Instructions for the task.
Show each line that has the string "this" in it.
───── Provided records ─────
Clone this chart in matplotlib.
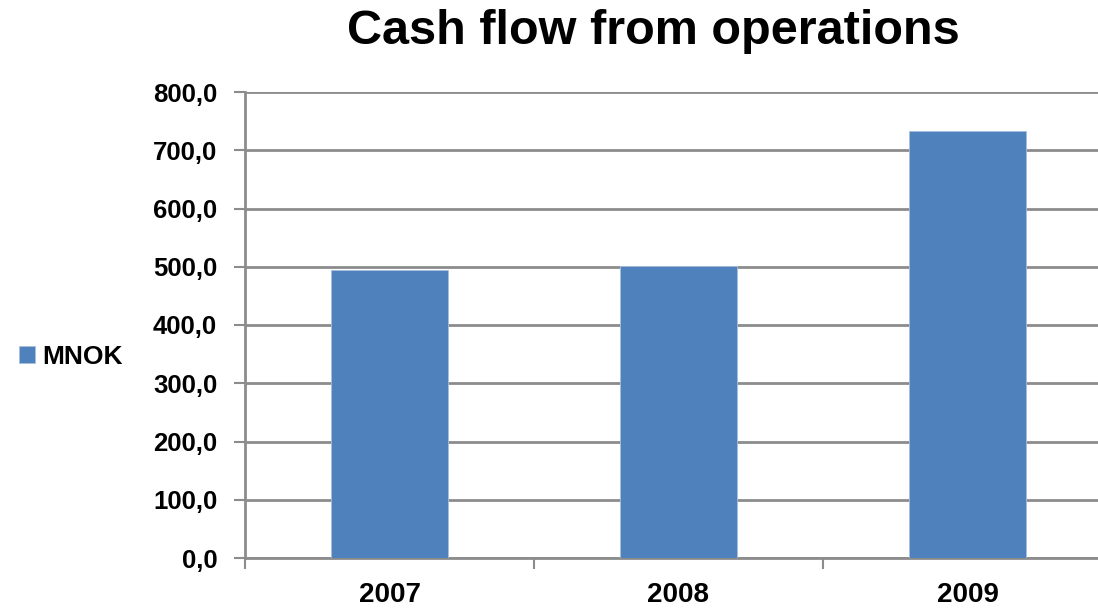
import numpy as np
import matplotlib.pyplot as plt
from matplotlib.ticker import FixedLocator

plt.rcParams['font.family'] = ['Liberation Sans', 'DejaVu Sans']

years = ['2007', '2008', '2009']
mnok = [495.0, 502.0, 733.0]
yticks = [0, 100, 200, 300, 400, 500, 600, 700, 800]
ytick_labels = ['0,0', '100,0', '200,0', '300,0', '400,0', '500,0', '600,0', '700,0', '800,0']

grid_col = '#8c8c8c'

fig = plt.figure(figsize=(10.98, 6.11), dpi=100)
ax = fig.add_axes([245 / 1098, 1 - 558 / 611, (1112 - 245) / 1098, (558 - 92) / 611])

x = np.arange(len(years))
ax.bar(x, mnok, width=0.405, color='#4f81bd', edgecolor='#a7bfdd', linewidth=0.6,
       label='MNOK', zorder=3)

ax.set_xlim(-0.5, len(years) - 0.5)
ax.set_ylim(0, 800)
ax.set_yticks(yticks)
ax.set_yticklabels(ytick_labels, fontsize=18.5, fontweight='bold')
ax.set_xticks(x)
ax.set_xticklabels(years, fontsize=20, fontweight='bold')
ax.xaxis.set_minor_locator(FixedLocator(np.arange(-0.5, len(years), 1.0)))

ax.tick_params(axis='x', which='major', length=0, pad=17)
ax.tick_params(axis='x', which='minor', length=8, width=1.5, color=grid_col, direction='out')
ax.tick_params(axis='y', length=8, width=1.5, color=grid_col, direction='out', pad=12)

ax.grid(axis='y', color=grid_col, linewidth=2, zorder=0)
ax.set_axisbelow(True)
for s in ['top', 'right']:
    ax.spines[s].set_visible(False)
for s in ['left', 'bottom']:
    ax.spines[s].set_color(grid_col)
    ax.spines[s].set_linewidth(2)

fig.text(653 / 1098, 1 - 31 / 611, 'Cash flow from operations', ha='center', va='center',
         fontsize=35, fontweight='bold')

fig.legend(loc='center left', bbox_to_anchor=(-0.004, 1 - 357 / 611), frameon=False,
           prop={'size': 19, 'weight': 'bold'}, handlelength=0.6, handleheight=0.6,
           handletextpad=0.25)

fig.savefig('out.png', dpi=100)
─────
───── Provided records ─────
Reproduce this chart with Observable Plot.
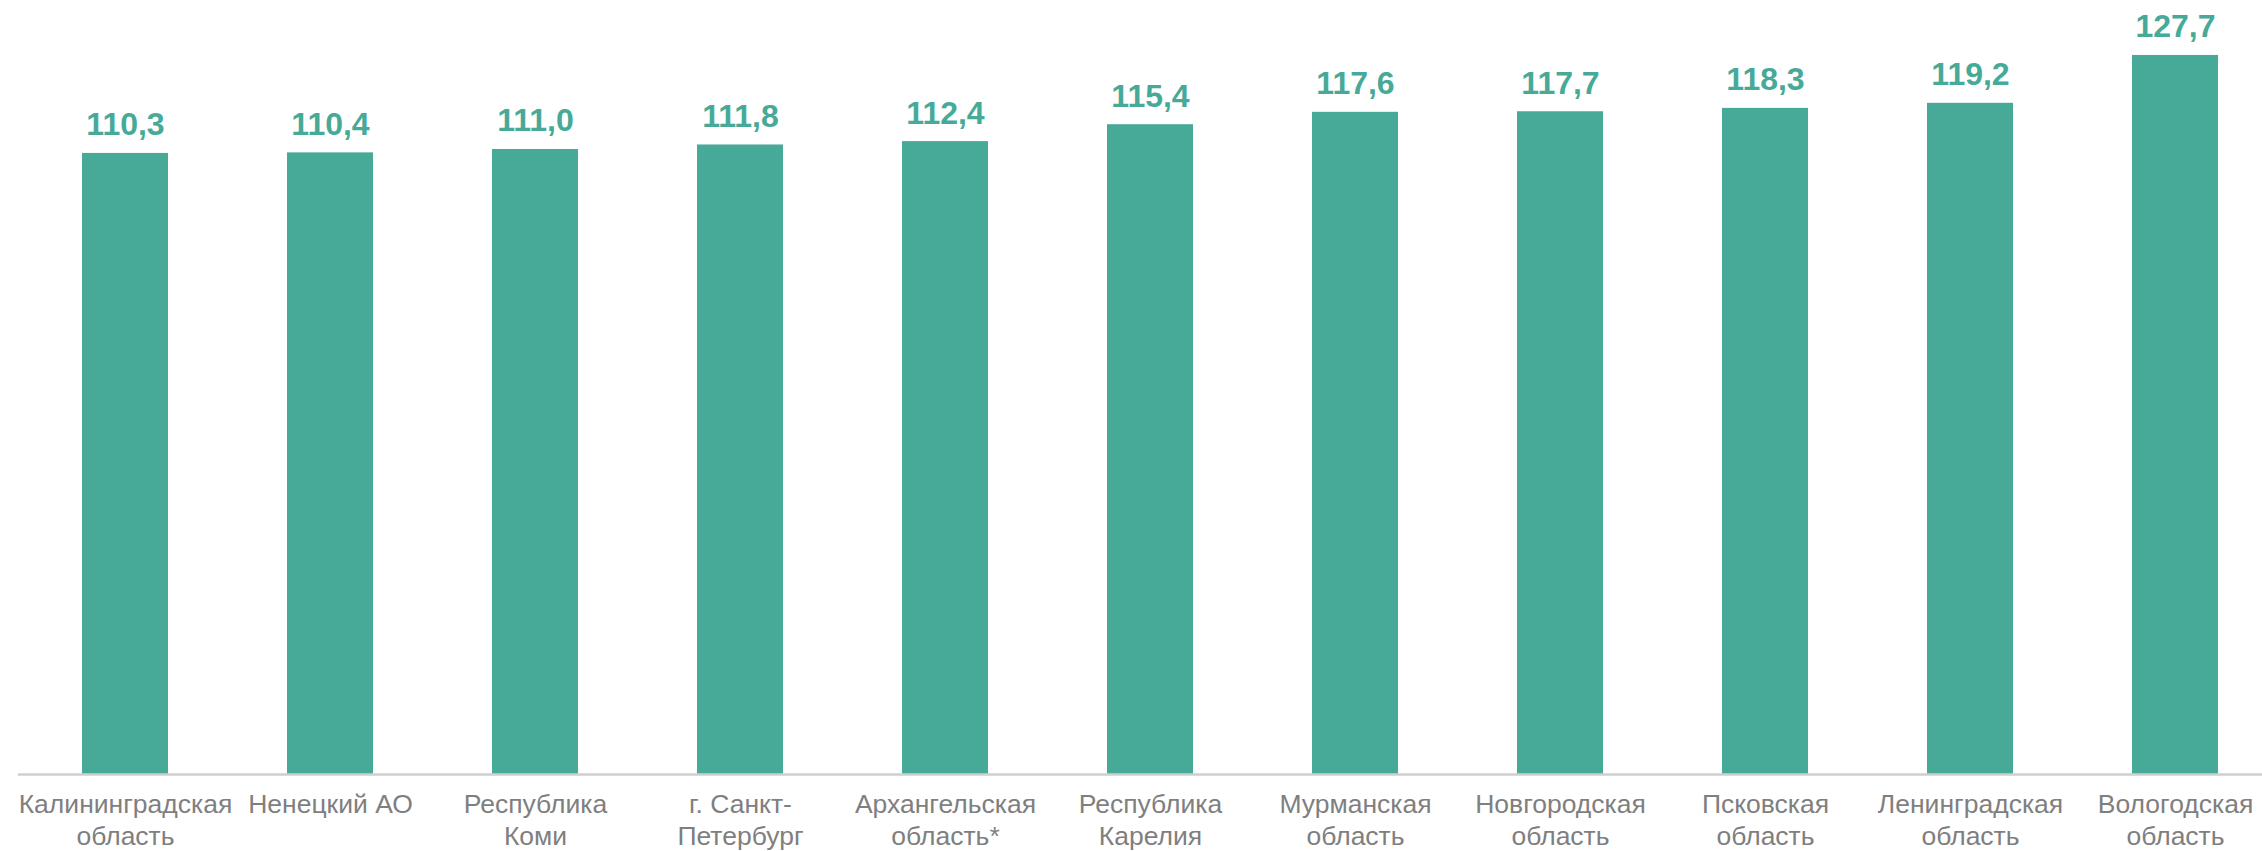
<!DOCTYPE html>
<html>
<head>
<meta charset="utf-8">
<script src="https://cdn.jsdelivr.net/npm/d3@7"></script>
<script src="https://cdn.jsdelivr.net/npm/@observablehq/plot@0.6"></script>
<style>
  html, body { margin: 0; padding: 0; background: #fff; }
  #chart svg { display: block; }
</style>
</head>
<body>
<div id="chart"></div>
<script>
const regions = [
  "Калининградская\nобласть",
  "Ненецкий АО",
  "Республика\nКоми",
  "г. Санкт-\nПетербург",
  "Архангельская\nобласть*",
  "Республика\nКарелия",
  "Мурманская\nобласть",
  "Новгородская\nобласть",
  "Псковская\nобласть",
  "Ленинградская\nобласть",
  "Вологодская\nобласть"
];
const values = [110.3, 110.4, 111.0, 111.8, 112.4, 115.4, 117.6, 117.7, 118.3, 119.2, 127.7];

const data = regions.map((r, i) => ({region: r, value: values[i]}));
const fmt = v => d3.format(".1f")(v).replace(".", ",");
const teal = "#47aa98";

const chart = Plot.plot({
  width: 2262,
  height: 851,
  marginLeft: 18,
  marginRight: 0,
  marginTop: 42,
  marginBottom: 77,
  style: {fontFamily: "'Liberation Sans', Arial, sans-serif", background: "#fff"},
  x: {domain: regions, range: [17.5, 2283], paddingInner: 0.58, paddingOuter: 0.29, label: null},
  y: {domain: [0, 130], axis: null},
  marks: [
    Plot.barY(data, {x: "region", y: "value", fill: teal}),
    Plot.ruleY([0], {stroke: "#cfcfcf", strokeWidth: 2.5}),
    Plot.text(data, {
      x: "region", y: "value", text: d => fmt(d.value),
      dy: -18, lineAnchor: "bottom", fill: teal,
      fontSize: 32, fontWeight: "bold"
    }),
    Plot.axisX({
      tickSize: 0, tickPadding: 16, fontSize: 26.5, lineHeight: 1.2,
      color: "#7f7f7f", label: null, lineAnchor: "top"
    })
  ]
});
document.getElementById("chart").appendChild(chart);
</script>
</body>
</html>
─────
Final result.
Clone this chart in matplotlib.
Reproduce this chart with Observable Plot.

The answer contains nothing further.